Título: 'Muro é suicídio político republicano'
Autor: Ruth Costas
Fonte: O Estado de São Paulo, 23/10/2006, Internacional, p. A30

A lei que permite a construção de um muro de 1.125 quilômetros na fronteira entre os E UA e o México - sancionada na quinta-feira pelo presidente George W. Bush - é o maior símbolo da crescente hostilidade em relação às populações latinas e pode fazer com que o Partido Republicano perca muitos votos nos próximos anos. Esta é a opinião da especialista em imigração Tamar Jacoby, do influente centro de pesquisas conservador Manhattan Institute.

'A lei tem uma mensagem clara que é 'os latinos não são bem-vindos'', diz a pesquisadora.
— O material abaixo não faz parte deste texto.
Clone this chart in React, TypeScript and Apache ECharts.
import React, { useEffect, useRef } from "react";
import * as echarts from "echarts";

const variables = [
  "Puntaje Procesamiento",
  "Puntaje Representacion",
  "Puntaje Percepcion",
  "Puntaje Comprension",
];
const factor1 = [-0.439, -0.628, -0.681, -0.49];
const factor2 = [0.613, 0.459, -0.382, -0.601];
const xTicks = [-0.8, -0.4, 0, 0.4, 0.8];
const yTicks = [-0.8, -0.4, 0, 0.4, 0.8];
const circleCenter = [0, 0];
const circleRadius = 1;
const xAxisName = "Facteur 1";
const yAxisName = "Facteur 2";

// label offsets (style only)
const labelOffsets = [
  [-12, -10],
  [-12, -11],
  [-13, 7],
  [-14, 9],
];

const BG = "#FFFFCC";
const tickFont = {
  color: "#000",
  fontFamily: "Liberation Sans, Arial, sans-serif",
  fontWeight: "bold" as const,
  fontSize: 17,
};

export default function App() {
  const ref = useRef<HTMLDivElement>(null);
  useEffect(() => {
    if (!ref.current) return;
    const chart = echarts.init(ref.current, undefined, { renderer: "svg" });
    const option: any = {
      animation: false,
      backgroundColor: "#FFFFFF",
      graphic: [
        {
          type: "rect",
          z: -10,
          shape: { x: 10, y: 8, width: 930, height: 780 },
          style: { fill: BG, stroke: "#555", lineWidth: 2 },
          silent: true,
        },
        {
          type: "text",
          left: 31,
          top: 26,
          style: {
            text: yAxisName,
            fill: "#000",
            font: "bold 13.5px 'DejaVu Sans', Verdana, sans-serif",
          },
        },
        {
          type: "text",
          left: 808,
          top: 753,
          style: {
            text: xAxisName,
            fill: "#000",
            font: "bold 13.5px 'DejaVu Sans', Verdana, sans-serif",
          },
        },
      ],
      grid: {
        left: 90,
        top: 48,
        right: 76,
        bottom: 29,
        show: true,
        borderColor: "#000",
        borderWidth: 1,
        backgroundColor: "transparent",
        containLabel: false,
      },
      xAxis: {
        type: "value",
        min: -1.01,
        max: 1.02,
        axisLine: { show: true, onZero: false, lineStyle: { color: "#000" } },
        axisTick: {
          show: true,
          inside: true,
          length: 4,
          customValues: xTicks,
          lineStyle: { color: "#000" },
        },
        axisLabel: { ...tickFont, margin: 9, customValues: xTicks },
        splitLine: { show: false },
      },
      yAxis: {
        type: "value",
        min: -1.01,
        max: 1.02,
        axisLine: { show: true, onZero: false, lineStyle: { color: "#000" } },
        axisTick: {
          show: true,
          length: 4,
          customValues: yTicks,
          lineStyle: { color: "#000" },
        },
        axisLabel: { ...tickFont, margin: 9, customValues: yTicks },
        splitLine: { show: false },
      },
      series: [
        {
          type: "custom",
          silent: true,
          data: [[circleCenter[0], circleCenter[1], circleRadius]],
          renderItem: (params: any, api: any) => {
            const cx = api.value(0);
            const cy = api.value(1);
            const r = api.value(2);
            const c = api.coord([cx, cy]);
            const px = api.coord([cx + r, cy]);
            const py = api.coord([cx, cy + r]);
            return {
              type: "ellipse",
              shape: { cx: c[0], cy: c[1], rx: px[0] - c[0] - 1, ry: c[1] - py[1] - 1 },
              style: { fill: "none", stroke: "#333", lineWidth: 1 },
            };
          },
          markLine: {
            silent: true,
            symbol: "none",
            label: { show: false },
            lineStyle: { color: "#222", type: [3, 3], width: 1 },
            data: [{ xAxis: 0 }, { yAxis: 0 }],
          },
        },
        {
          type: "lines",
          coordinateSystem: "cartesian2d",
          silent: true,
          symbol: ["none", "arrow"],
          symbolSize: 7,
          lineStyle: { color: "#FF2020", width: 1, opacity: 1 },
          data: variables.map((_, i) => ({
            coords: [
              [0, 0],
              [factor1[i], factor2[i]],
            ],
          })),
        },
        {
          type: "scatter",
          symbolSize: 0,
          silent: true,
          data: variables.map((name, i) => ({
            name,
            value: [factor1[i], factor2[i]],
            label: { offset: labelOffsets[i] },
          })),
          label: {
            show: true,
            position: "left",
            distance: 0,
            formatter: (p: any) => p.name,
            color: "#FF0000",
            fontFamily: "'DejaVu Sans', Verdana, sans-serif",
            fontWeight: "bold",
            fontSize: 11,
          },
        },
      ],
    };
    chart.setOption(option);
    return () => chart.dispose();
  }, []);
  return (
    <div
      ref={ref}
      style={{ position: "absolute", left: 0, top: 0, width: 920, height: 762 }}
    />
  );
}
Filiada ao Partido Republicano, Jacoby assinou muitos estudos usados na formulação de políticas para imigração e freqüentemente é convidada para falar sobre o assunto no Congresso americano. No ano passado, ela foi caracterizada pela revista The Economist como 'um foco de luz num debate nebuloso'.

Segundo Jacoby, com a proximidade das eleições legislativas de 7 de novembro, a ala conservadora de seu partido está pressionando por uma política agressiva em relação à imigração, acreditando, erroneamente, que tal posição poderia render dividendos eleitorais. Isso está sendo interpretado por muitos cidadãos americanos de origem latina como uma ofensa pessoal. 'Dado o peso político que a comunidade hispânica ganhará nos próximos anos, no longo prazo manter tal atitude será o suicídio político do Partido Republicano', diz Jacoby.
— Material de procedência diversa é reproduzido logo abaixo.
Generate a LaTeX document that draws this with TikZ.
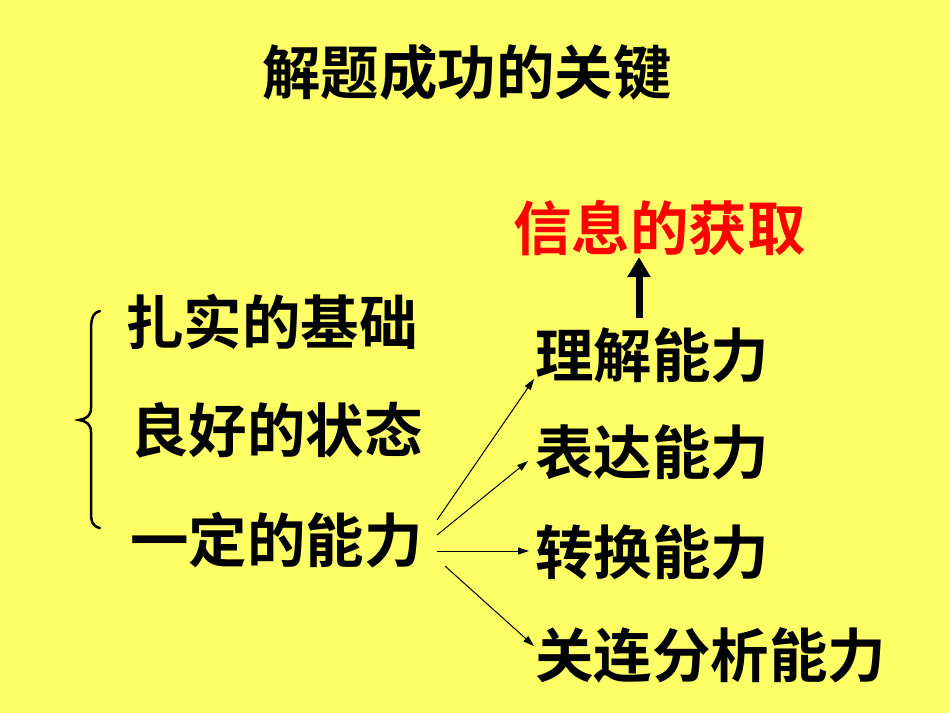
\documentclass[tikz,border=0pt]{standalone}
\usepackage{fontspec}
\usetikzlibrary{arrows.meta}
\newfontfamily\cjk{Noto Sans CJK SC Bold}
\definecolor{bgyellow}{RGB}{255,255,102}
\definecolor{tred}{RGB}{255,0,0}
\begin{document}
\begin{tikzpicture}[x=1pt,y=-1pt,
  txt/.style={font=\cjk\fontsize{58.5}{62}\selectfont, inner sep=0pt, anchor=west, text=black},
  thin arrow/.style={-{Triangle[length=11pt,width=7pt]}, line width=1pt},
  thick arrow/.style={-{Triangle[length=20pt,width=22pt]}, line width=7pt}]
\fill[bgyellow] (0,0) rectangle (950,713);
\useasboundingbox (0,0) rectangle (950,713);
\node[txt, anchor=center] (title) at (467,72) {解题成功的关键};
\node[txt, text=tred] (info) at (513,228) {信息的获取};
\node[txt] (l1) at (125,322) {扎实的基础};
\node[txt] (l2) at (130,430) {良好的状态};
\node[txt] (l3) at (130,540) {一定的能力};
\node[txt] (r1) at (535,355) {理解能力};
\node[txt] (r2) at (535,452) {表达能力};
\node[txt] (r3) at (535,552) {转换能力};
\node[txt] (r4) at (535,655) {关连分析能力};
% brace
\draw[line width=2.5pt, line cap=round] (100,311) .. controls (92,313) and (91,320) .. (91,332)
  -- (91,408) .. controls (91,416) and (86,419) .. (79,420)
  .. controls (86,421) and (91,424) .. (91,432)
  -- (91,510) .. controls (91,522) and (92,526) .. (100,528);
% arrows
\coordinate (s1) at (437,520);
\coordinate (s2) at (437,535);
\coordinate (s3) at (437,551);
\coordinate (s4) at (445,566);
\coordinate (e1) at (534,379);
\coordinate (e2) at (528,461);
\coordinate (e3) at (529,551);
\coordinate (e4) at (534,646);
\draw[thin arrow] (s1) -- (e1);
\draw[thin arrow] (s2) -- (e2);
\draw[thin arrow] (s3) -- (e3);
\draw[thin arrow] (s4) -- (e4);
\coordinate (u1) at (639,318);
\coordinate (u2) at (639,257);
\draw[thick arrow] (u1) -- (u2);
\end{tikzpicture}
\end{document}
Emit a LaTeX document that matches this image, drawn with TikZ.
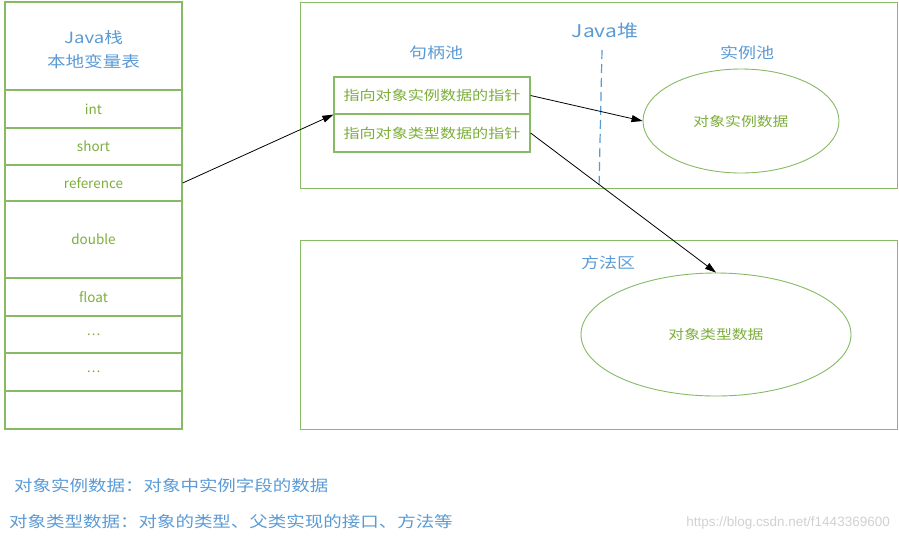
\documentclass[tikz,border=0pt]{standalone}
\usepackage{fontspec}
\newfontfamily\cjk[FakeStretch=1.2]{Noto Sans CJK SC}
\newfontfamily\lat{Noto Sans CJK SC}
\newfontfamily\wmfont{Liberation Sans}
\usetikzlibrary{shapes.geometric,arrows.meta}
\definecolor{lblue}{HTML}{5B9BD5}
\definecolor{gtext}{HTML}{7DAE3C}
\definecolor{gline}{HTML}{86BA64}
\begin{document}
\begin{tikzpicture}[x=1pt,y=-1pt,
  cell/.style={draw=gline,line width=1.3pt,inner sep=0pt,minimum width=177pt,text=gtext,font=\lat\fontsize{13.5}{15}\selectfont},
  area/.style={draw=gline,line width=1.3pt,inner sep=0pt,anchor=north west},
  hbox/.style={draw=gline,line width=1.2pt,inner sep=0pt,minimum width=196pt,text=gtext,font=\cjk\fontsize{13.4}{16}\selectfont},
  oval/.style={ellipse,draw=gline,line width=0.9pt,inner sep=0pt,text=gtext,font=\cjk\fontsize{13.2}{16}\selectfont},
  blbl/.style={text=lblue,inner sep=0pt,font=\cjk\fontsize{15}{24}\selectfont},
  note/.style={text=lblue,inner sep=0pt,anchor=west,font=\cjk\fontsize{15.4}{18}\selectfont},
  arr/.style={-{Triangle[length=11pt,width=7pt]},line width=0.8pt,black}]
\useasboundingbox[fill=white] (0,0) rectangle (899,542);
% Java stack
\node[cell,minimum height=88pt,text=lblue] (hdr) at (93.5,46) {};
\node[blbl,font=\cjk\fontsize{15.5}{24}\selectfont] (hdr1) at (93.5,38) {Java栈};
\node[blbl,font=\cjk\fontsize{15.5}{24}\selectfont] (hdr2) at (93.5,62) {本地变量表};
\node[cell,minimum height=38pt] (int) at (93.5,109) {int};
\node[cell,minimum height=37pt] (short) at (93.5,146.5) {short};
\node[cell,minimum height=36pt] (ref) at (93.5,183) {reference};
\node[cell,minimum height=77pt] (dbl) at (93.5,239.5) {double};
\node[cell,minimum height=38pt] (flt) at (93.5,297) {float};
\node[cell,minimum height=37pt,font=\lat\fontsize{13}{15}\selectfont] (dots1) at (93.5,334.5) {…};
\node[cell,minimum height=38pt,font=\lat\fontsize{13}{15}\selectfont] (dots2) at (93.5,372) {…};
\node[cell,minimum height=38pt] (empty) at (93.5,410) {};
% heap
\node[area,minimum width=597pt,minimum height=186pt] (heap) at (300,2) {};
\node[blbl,font=\cjk\fontsize{17.5}{20}\selectfont] (heaplbl) at (605,31) {Java堆};
\node[blbl] (hpool) at (436,53) {句柄池};
\node[blbl] (ipool) at (747,53) {实例池};
\coordinate (dtop) at (602,50);
\coordinate (dbot) at (599,188);
\draw[lblue,line width=1.2pt,dash pattern=on 9pt off 5pt] (dtop) -- (dbot);
\node[hbox,minimum height=37pt] (h1) at (432,95.5) {指向对象实例数据的指针};
\node[hbox,minimum height=38pt] (h2) at (432,133) {指向对象类型数据的指针};
\node[oval,minimum width=196pt,minimum height=104pt] (e1) at (741,121) {对象实例数据};
% method area
\node[area,minimum width=597pt,minimum height=189pt] (meth) at (300,240) {};
\node[blbl] (mlbl) at (608,263) {方法区};
\node[oval,minimum width=270pt,minimum height=123pt] (e2) at (716,334.5) {对象类型数据};
% arrows
\draw[arr] (ref.east) -- (h1.south west);
\draw[arr] (h1.east) -- (e1.west);
\draw[arr] (h2.east) -- (e2.north);
% notes
\node[note] (n1) at (14,486) {对象实例数据：对象中实例字段的数据};
\node[note] (n2) at (9,522) {对象类型数据：对象的类型、父类实现的接口、方法等};
\node[inner sep=0pt,anchor=east,text=black!18,font=\wmfont\fontsize{13.5}{16}\selectfont] (wm) at (890,523) {https://blog.csdn.net/f1443369600};
\end{tikzpicture}
\end{document}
É quase consenso entre os analistas que o voto latino não será decisivo nestas eleições. Mas, segundo Jacoby, em dez anos o fator demográfico o transformará no fiel da balança das disputas políticas. Hoje, os 44 milhões de latinos já representam 14,8% da população dos EUA. Em 50 anos, essa porcentagem pode chegar a 25%.

Na última década, o Partido Republicano vinha se esforçando para conquistar a simpatia do eleitorado latino. O objetivo era impedir os hispânicos de seguirem o mesmo caminho dos negros, que votam majoritariamente nos democratas.

Bush gravou até propaganda eleitoral em espanhol e conseguiu arrebatar 40% do eleitorado latino nas eleições de 2004. Oito anos antes, o candidato republicano Bob Dole, disputando a presidência com o democrata Bill Clinton, não obteve nem um quarto desse apoio.

Nesse contexto, a lei que aposta na construção de uma barreira na fronteira com o México para frear a imigração ilegal será um retrocesso. Ela se soma a outras iniciativas apoiadas pela linha dura do Partido Republicano e bastante impopulares entre os latinos. Em abril e maio, milhares de pessoas protestaram em diversas cidades americanas contra uma proposta de reforma da lei de imigração que criminalizava a presença ilegal nos EUA.

Com custo previsto de US$ 6 bilhões, o projeto do muro também tem sua eficácia contestada por muitos analistas. 'Os contribuintes americanos não ficarão contentes quando o governo começar a gastar fortunas com a barreira', diz o cientista político Louis DeSipio, da Universidade da Califórnia. 'Além disso, os imigrantes acharão novos pontos vulneráveis na fronteira e outras rotas para entrar no país.'

GOVERNO MEXICANO

O Ministério das Relações Exteriores do México expressou ontem sua 'firme rejeição' à lei para a construção da barreira. Segundo a chancelaria, o projeto contraria 'o espírito de cooperação, que deveria prevalecer para garantir a segurança da região'. O presidente eleito mexicano, Felipe Calderón, comparou o muro americano ao que dividiu Berlim depois da 2ª Guerra. Estima-se que em 2005 1,2 milhão de pessoas tenham sido detidas tentando entrar nos EUA pela fronteira mexicana.